On Thursday, September 27, 2012, Jim Cathey wrote:

> And then there's the fact that watts do not equal amps times
>>> volts when working with sine wave AC.
>>>
>>
>> Watts = Amps x AC Volts RMS, regardless of the waveform...
>>
>
> Exactly.  A little more background:  A non-true-RMS meter
> is usually actually a peak-reading meter.  For a sine wave
> the RMS voltage is 0.707 times the peak voltage, and so
> your AC range is calibrated to this value.  For sine waves
> you then read RMS (assumed) directly, but what you're really
> reading is peak voltage times the fudge factor.  This can be
> useful to know, if you need a peak reading voltmeter for
> a periodic (but non-sinusoidal) waveform.  Such a number is
> useless for wattage numbers, though, since you need RMS.
> Same for current.
>
> There are true-RMS meters out there, the Fluke 87 is one such.
> (My favorite Fluke 83 is not one.  I have both.  The 83's
> batteries last longer, it has one less IC in it.)
>
> For paid-for power you need wattage, and for that you need RMS
> voltage, current _and_ the power factor correction.  That is
> not a number you will get, not easily unless you actually have
> a wattmeter.  (I've got a couple, including the highly-useful
> Kill-O-Watt, but nothing that could measure a 220V heavy-duty
> appliance.)  With a current clamp and a dual-trace oscilloscope
> you could probably map out a pretty good guess, though.  (You
> have to integrate the instantaneous product of current and
> voltage across a cycle.  Tedious, by hand!)  That is, in fact,
> what a true wattmeter actually does, by some fashion.  (Power
> factor is calculated by taking the ratio of watts to the RMS
> voltage multiplied by the RMS current, ignoring phase.)  I
> know of three competing technologies for doing watts:
> emf-based meter 'motor' (vane, or actual spinning thing),
> analog multiplier/integrator, or digital integration.
> All are the same solution, just implemented with different
> technologies.  (Integrating the instantaneous product of
> voltage and current.)
>
> If EV chargers became widespread I'd expect the charging circuit
> to be somewhat elaborate, and power-factor corrected.  On a
> nationwide scale that would matter quite a lot.
>
> In fact, power factor itself isn't a very good number.  It
> assumes that essentially there is an inductive or capacitive
> phase shift, only.  The kind of thing that happens with
> motors, and inductive/capacitive loads.  With these, power
> factor is corrected, reducing unpaid-for losses in the transmission
> network, via compensating capacitors or inductors.  (Once upon a
> time this could be done with a synchronous rotating machine.

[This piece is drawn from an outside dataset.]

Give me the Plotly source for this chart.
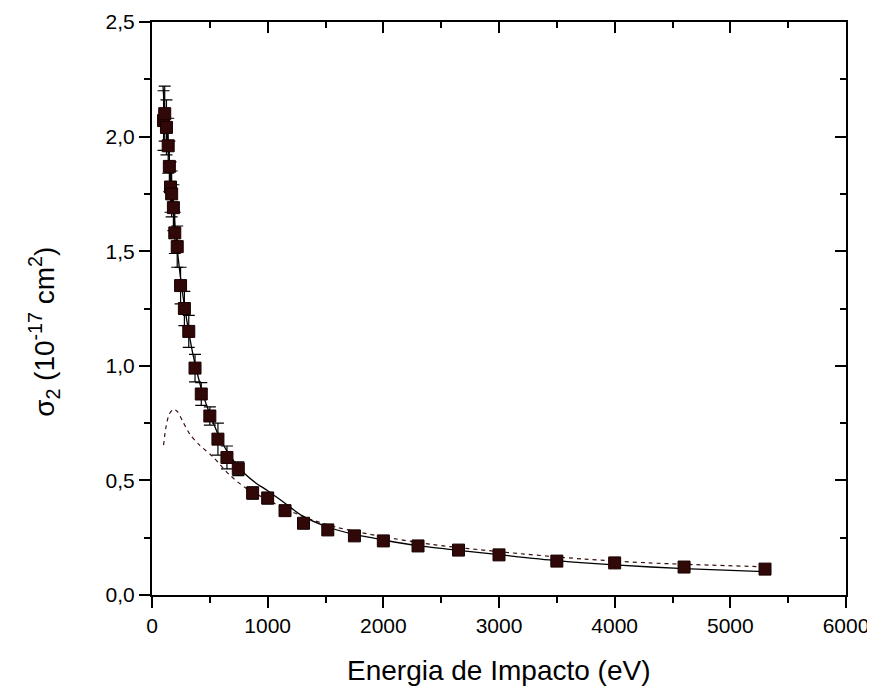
import plotly.graph_objects as go

# Experimental points
energy = [100, 110, 125, 140, 150, 160, 170, 185, 197, 218, 247, 280, 318,
          372, 426, 500, 570, 648, 746, 870, 1000, 1150, 1310, 1520, 1750,
          2000, 2300, 2650, 3000, 3500, 4000, 4600, 5300]
sigma = [2.07, 2.10, 2.04, 1.96, 1.87, 1.78, 1.75, 1.69, 1.58, 1.52, 1.35,
         1.25, 1.15, 0.99, 0.877, 0.781, 0.680, 0.600, 0.551, 0.445, 0.423,
         0.368, 0.313, 0.284, 0.258, 0.236, 0.214, 0.196, 0.175, 0.148,
         0.140, 0.122, 0.113]
sigma_err = [0.13, 0.12, 0.12, 0.12, 0.11, 0.11, 0.10, 0.10, 0.09, 0.09,
             0.08, 0.075, 0.07, 0.06, 0.05, 0.04, 0.07, 0.05, 0.03, 0.027,
             0.025, 0.022, 0.019, 0.017, 0.015, 0.014, 0.013, 0.012, 0.010,
             0.009, 0.008, 0.007, 0.007]

# Solid theoretical curve
solid_E = [95, 110, 130, 150, 175, 200, 250, 300, 350, 400, 450, 500, 600,
           700, 800, 900, 1000, 1150, 1300, 1500, 1750, 2000, 2300, 2650,
           3000, 3500, 4000, 4600, 5300]
solid_s = [2.22, 2.12, 2.02, 1.90, 1.75, 1.60, 1.37, 1.20, 1.06, 0.95, 0.86,
           0.79, 0.67, 0.59, 0.53, 0.488, 0.455, 0.400, 0.345, 0.300, 0.264,
           0.240, 0.215, 0.195, 0.176, 0.150, 0.131, 0.115, 0.102]

# Dashed theoretical curve
dash_E = [100, 120, 150, 186, 220, 267, 330, 411, 527, 671, 815, 1000, 1200,
          1400, 1600, 2000, 2430, 3000, 3730, 4300, 5300]
dash_s = [0.654, 0.73, 0.79, 0.81, 0.80, 0.756, 0.70, 0.654, 0.603, 0.524,
          0.465, 0.415, 0.365, 0.325, 0.295, 0.254, 0.220, 0.189, 0.157,
          0.140, 0.123]

x_ticks = [0, 1000, 2000, 3000, 4000, 5000, 6000]
x_ticklabels = ["0", "1000", "2000", "3000", "4000", "5000", "6000"]
y_ticks = [0.0, 0.5, 1.0, 1.5, 2.0, 2.5]
y_ticklabels = ["0,0", "0,5", "1,0", "1,5", "2,0", "2,5"]

FONT = "Arial, Liberation Sans, sans-serif"

fig = go.Figure()
fig.add_trace(go.Scatter(x=dash_E, y=dash_s, mode="lines",
                         line=dict(color="#3a1010", width=1.2, dash="4px,4px",
                                   shape="spline", smoothing=0.8),
                         showlegend=False, hoverinfo="skip"))
fig.add_trace(go.Scatter(x=solid_E, y=solid_s, mode="lines",
                         line=dict(color="black", width=1.3, shape="spline",
                                   smoothing=0.8),
                         showlegend=False, hoverinfo="skip"))
fig.add_trace(go.Scatter(x=energy, y=sigma, mode="markers",
                         marker=dict(symbol="square", size=12, color="#300808",
                                     line=dict(color="#1a0000", width=1)),
                         error_y=dict(type="data", array=sigma_err, visible=True,
                                      color="black", thickness=1.2, width=6),
                         showlegend=False))
# dummy trace for mirrored top/right axes
fig.add_trace(go.Scatter(x=[None], y=[None], xaxis="x2", yaxis="y2",
                         showlegend=False, hoverinfo="skip"))

common = dict(showgrid=False, zeroline=False, showline=True, linecolor="black",
              linewidth=2, tickcolor="black", tickwidth=2, ticklen=11,
              automargin=False)

fig.update_layout(
    width=867, height=679,
    margin=dict(l=144, r=29, t=14, b=92),
    plot_bgcolor="white", paper_bgcolor="white",
    font=dict(family=FONT, color="black", size=21),
    xaxis=dict(range=[0, 6000], tickmode="array", tickvals=x_ticks,
               ticktext=x_ticklabels, ticks="outside",
               minor=dict(tickmode="linear", tick0=0, dtick=500, ticks="outside",
                          ticklen=6, tickwidth=2, tickcolor="black"),
               tickfont=dict(size=21), **common),
    yaxis=dict(range=[0, 2.5], tickmode="array", tickvals=y_ticks,
               ticktext=y_ticklabels, ticks="outside",
               minor=dict(tickmode="linear", tick0=0, dtick=0.25, ticks="outside",
                          ticklen=6, tickwidth=2, tickcolor="black"),
               tickfont=dict(size=21), **common),
    xaxis2=dict(range=[0, 6000], overlaying="x", side="top", tickmode="array",
                tickvals=x_ticks, showticklabels=False, ticks="inside",
                minor=dict(tickmode="linear", tick0=0, dtick=500, ticks="inside",
                           ticklen=6, tickwidth=2, tickcolor="black"),
                **common),
    yaxis2=dict(range=[0, 2.5], overlaying="y", side="right", tickmode="array",
                tickvals=y_ticks, showticklabels=False, ticks="inside",
                minor=dict(tickmode="linear", tick0=0, dtick=0.25, ticks="inside",
                           ticklen=6, tickwidth=2, tickcolor="black"),
                **common),
    annotations=[
        dict(text="Energia de Impacto (eV)", xref="paper", yref="paper",
             x=0.5, y=-0.131, xanchor="center", yanchor="middle",
             showarrow=False, font=dict(size=28, family=FONT, color="black")),
        dict(text="σ<sub>2</sub> (10<sup>-17</sup> cm<sup>2</sup>)", xref="paper",
             yref="paper", x=-0.155, y=0.46, xanchor="center", yanchor="middle",
             textangle=-90, showarrow=False,
             font=dict(size=28, family=FONT, color="black")),
    ],
)

fig.write_html("out.html")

> The power savings alone would pay for a sinning installation
> to have this special machine installed and 'idling'.  Or a big
> capacitor bank; whatever was needed.)  A SMPS, though, can have
> a truly wretched power-draw cycle, essentially un-compensatable,
> and one that could give the rotating machinery nature of the
> power grid fits if it were large-scale enough.  Rotating AC
> sinewave sources really like feeding resistive loads, like
> heaters and incandescent lights, and rotating machinery.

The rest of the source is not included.